The secret to digital success: putting the user first

Alistair Bruyns
Alistair Bruyns

Alistair Bruyns
VP operations and digital ­solutions, inVentiv ­Communications Canada 

If there is one thing that will make a mobile app or website fail, it is not putting the person (user) using the digital asset first.

Medical marketers do it all the time. They value efficacy, safety, indication, dosage, value proposition, key differentiators, product benefits, reasons to believe, patient stories, and brand guidelines more highly than they value patients (users).

They do. They focus on what they have to sell, what makes it better, why it is beneficial, who can buy it and why people should believe it.

And it hurts their bottom-line. Forrester reported in 2013 that 70% of digital projects fail because they lack user centricity.

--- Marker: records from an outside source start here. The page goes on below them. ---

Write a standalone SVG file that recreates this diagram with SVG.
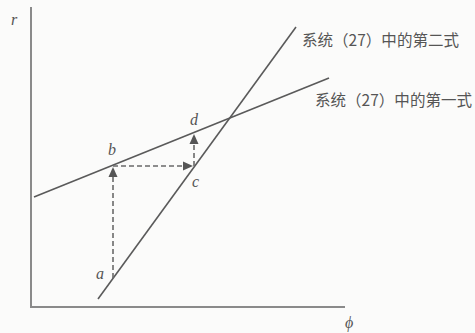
<svg xmlns="http://www.w3.org/2000/svg" width="475" height="333" viewBox="0 0 475 333">
<style>
.axis{stroke:#8a8a8a;stroke-width:2;fill:none}
.curve{stroke:#5a5a5a;stroke-width:1.6;fill:none}
.dash{stroke:#6a6a6a;stroke-width:1.6;stroke-dasharray:5 3;fill:none}
.lbl{font-family:"Liberation Serif",serif;font-style:italic;font-size:16px;fill:#555}
.cjk{font-family:"Noto Sans CJK SC",sans-serif;font-size:15.5px;fill:#555}
.head{fill:#555}
</style>
<rect width="475" height="333" fill="#fbfbfa"/>
<g id="axes">
<line class="axis" x1="31" y1="7" x2="31" y2="308"/>
<line class="axis" x1="30" y1="307" x2="345" y2="307"/>
<text class="lbl" x="11" y="25">r</text>
<text class="lbl" x="345" y="328">ϕ</text>
</g>
<g id="eq2">
<line class="curve" x1="98" y1="299" x2="296" y2="27"/>
<text class="cjk" x="302" y="46" textLength="157" lengthAdjust="spacingAndGlyphs">系统（27）中的第二式</text>
</g>
<g id="eq1">
<line class="curve" x1="34" y1="197" x2="329" y2="78"/>
<text class="cjk" x="315" y="106" textLength="157" lengthAdjust="spacingAndGlyphs">系统（27）中的第一式</text>
</g>
<g id="connectors">
<line class="dash" x1="113" y1="278" x2="113" y2="177"/>
<polygon class="head" points="113,167 108.5,177 117.5,177"/>
<line class="dash" x1="113" y1="166" x2="184" y2="166"/>
<polygon class="head" points="193,166 183,161.5 183,170.5"/>
<line class="dash" x1="194" y1="166" x2="194" y2="144"/>
<polygon class="head" points="194,134 189.5,144 198.5,144"/>
</g>
<g id="points">
<text class="lbl" x="96" y="279">a</text>
<text class="lbl" x="108" y="155">b</text>
<text class="lbl" x="192" y="187">c</text>
<text class="lbl" x="190" y="125">d</text>
</g>
</svg>
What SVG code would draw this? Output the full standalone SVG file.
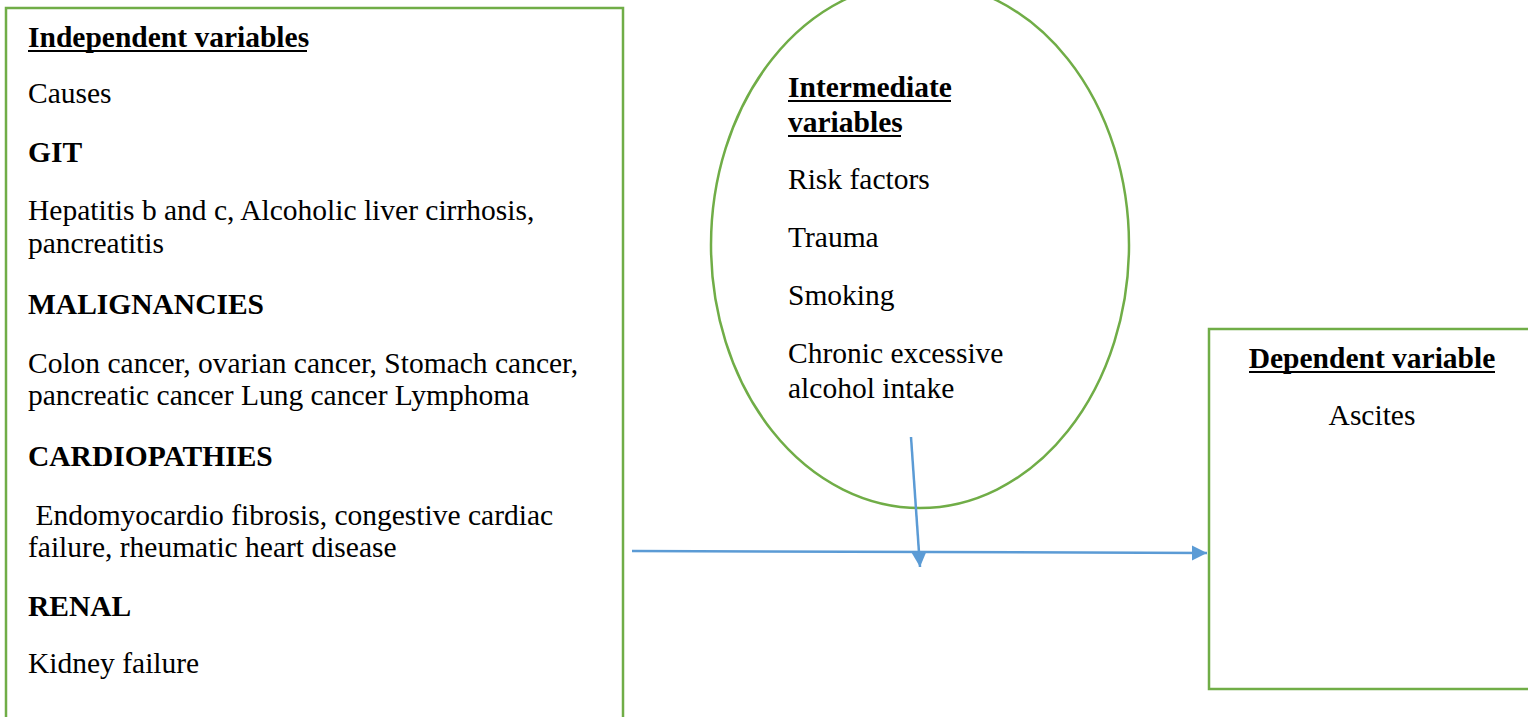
<svg xmlns="http://www.w3.org/2000/svg" width="1528" height="717" viewBox="0 0 1528 717">
<style>
.box{fill:#fff;stroke:#70AD47;stroke-width:2.5}
.t{font-family:"Liberation Serif","Tinos","Times New Roman","DejaVu Serif",serif;font-size:29.5px;fill:#000}
.b{font-weight:bold}
.ul{stroke:#000;stroke-width:2.2}
.c{stroke:#5B9BD5;stroke-width:2.5;fill:none}
</style>
<defs>
<marker id="ah" viewBox="0 0 10 10" refX="10" refY="5" markerWidth="6" markerHeight="6.5" orient="auto" markerUnits="strokeWidth">
<path d="M0,0 L10,5 L0,10 Z" fill="#5B9BD5"/>
</marker>
</defs>
<rect width="1528" height="717" fill="#fff"/>
<g id="independent">
<rect class="box" x="6" y="8" width="617" height="720"/>
<text class="t b" x="28" y="47">Independent variables</text>
<line class="ul" x1="28" y1="51" x2="307" y2="51"/>
<text class="t" x="28" y="103">Causes</text>
<text class="t b" x="28" y="162">GIT</text>
<text class="t" x="28" y="220">Hepatitis b and c, Alcoholic liver cirrhosis,</text>
<text class="t" x="28" y="253">pancreatitis</text>
<text class="t b" x="28" y="314">MALIGNANCIES</text>
<text class="t" x="28" y="373">Colon cancer, ovarian cancer, Stomach cancer,</text>
<text class="t" x="28" y="405">pancreatic cancer Lung cancer Lymphoma</text>
<text class="t b" x="28" y="466">CARDIOPATHIES</text>
<text class="t" x="28" y="525" xml:space="preserve"> Endomyocardio fibrosis, congestive cardiac</text>
<text class="t" x="28" y="557">failure, rheumatic heart disease</text>
<text class="t b" x="28" y="616">RENAL</text>
<text class="t" x="28" y="673">Kidney failure</text>
</g>
<g id="intermediate">
<ellipse class="box" cx="920" cy="245" rx="209" ry="263"/>
<text class="t b" x="788" y="97">Intermediate</text>
<line class="ul" x1="788" y1="101" x2="951" y2="101"/>
<text class="t b" x="788" y="132">variables</text>
<line class="ul" x1="788" y1="136" x2="901" y2="136"/>
<text class="t" x="788" y="189">Risk factors</text>
<text class="t" x="788" y="247">Trauma</text>
<text class="t" x="788" y="305">Smoking</text>
<text class="t" x="788" y="363">Chronic excessive</text>
<text class="t" x="788" y="398">alcohol intake</text>
</g>
<g id="dependent">
<rect class="box" x="1209" y="329" width="330" height="360"/>
<text class="t b" x="1372" y="368" text-anchor="middle">Dependent variable</text>
<line class="ul" x1="1249" y1="372" x2="1495" y2="372"/>
<text class="t" x="1372" y="425" text-anchor="middle">Ascites</text>
</g>
<g id="connectors">
<line class="c" x1="632" y1="551" x2="1207" y2="553" marker-end="url(#ah)"/>
<line class="c" x1="911" y1="437" x2="920" y2="567" marker-end="url(#ah)"/>
</g>
</svg>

In my experience, an average website costs anything between $60K-$100K and a mobile app $100K-$140K. For a CEO to have seven out of 10 digital projects fail is absurd.

What's not absurd?

Putting the user first!

Macadamian 2013 found that brands that put the user first when building their digital assets experienced a 50% drop in user errors, increased usage of their websites by 30%, increased upselling by 15%, had 2.4 times more monetization of loyal customers than neutral ones, and a 37% increase in revenue.

So what's a “user,” marketers may ask?

A user is any person who interacts with something digital. This can be a website, a mobile app, an online banner advertisement, a social media page, or even a Google search link.

What is critical, though, is knowing what the user intention is.

In a nutshell, intention is the key driver of all digital behavior. An intention can be to read, write, share, submit, click, like, save, learn, search, listen, watch, browse, buy, sign-up, sample, download, upload, find, digest, interrogate, participate, mobilize, message and research—to name a few. And without knowing these, marketers are building digital assets to fail.

So, what can medical marketers do differently? Firstly, they can define how their patients/customers/physicians/users behave digitally. Secondly, they can spend the money understanding what the primary intentions of their users are. Thirdly, they can curate a digital experience that serves user intentions in a simple and convenient way. And fourthly, they can learn from user interactions and improve the experience iteratively.

This is the most effective way to set digital assets up for success. Instead of building in the hope they will come, rather, build with intention to know they will come.